You know what’s really funny is that when you listen to me onstage, I don’t use perfect grammar, and I kinda bring out that southern dialogue of talking and not worrying about what I’m saying and whether things are formulated correctly or not. Offstage I’m really not like that at all. I’m really more of an intellectual offstage, but onstage it’s like I dumb myself down, and that’s not to say I do it to play to the races; it’s just a lot more fun. It’s a lot harder to be politically correct than it is to just say, ‘I ain’t going no place!’ It’s much more fun.
I’ve heard that same thing about a lot of legendary comedians, like Lewis Black and even George Carlin, that they were or are nothing in real life like their onstage personas. Is that a trick of the trade?
Yeah, and you know, I’ve been an admirer of both of those guys. I really love George Carlin’s stuff but I never agreed with his religious views, though I thought he was brilliant as a comedian. I loved his political views, but he was somewhat of an atheist, and I’m far from that.
In what direction do you see your career headed?
Hopefully up. Up, up, up! I’m starting to headline comedy clubs now, and a lot of times headlining comedy clubs is not based on how funny you are, it’s about who’s coming out and how big you are, and clubs are starting to request me. So I really do see myself going out, hitting the road, but the ultimate goal for me is film and television. I’m in development right now for a television show, and I’ve done a few films. The thing that’s really starting to pick up for me out here in terms of television and films is helped by being involved with Martin Lawrence and First Amendment Stand-up. I’m looking for bigger and better things.
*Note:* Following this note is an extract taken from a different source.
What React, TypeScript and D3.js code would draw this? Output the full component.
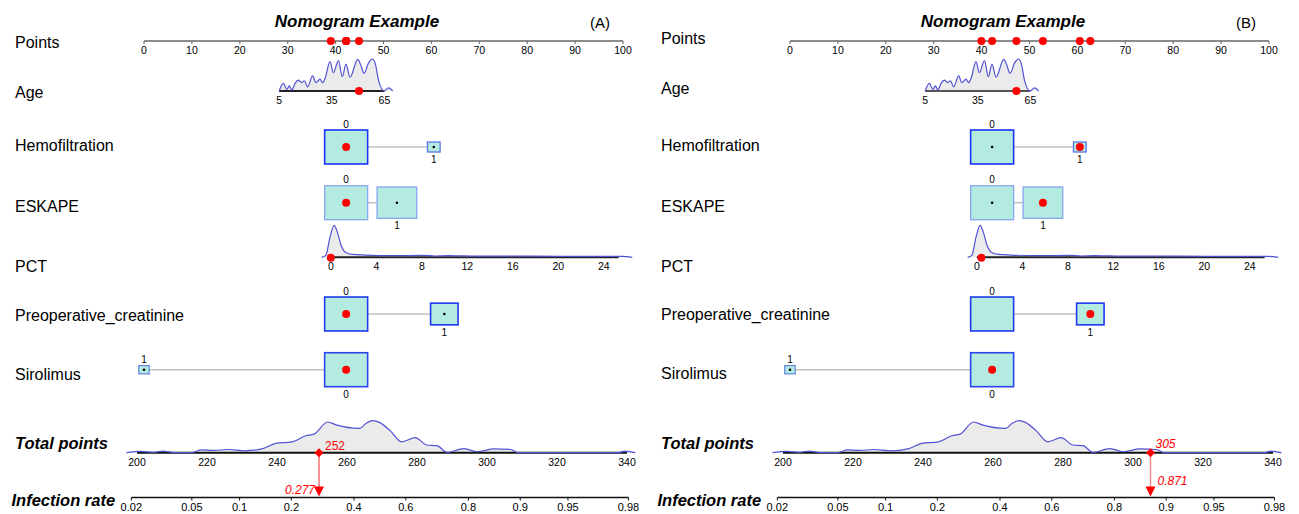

How will you know when you’ve really made it?
When you don’t have to work for it. When you do it just for fun, and you’re able to say, ‘You know what? I’m going to take a couple of months off and go to the Bahamas, or I’m going to take a couple of months off and just go around Europe, or Africa.’ That, to me, is definitely one of the qualifications of being able to say, ‘I made it.’ You do what you want as opposed to having to do things.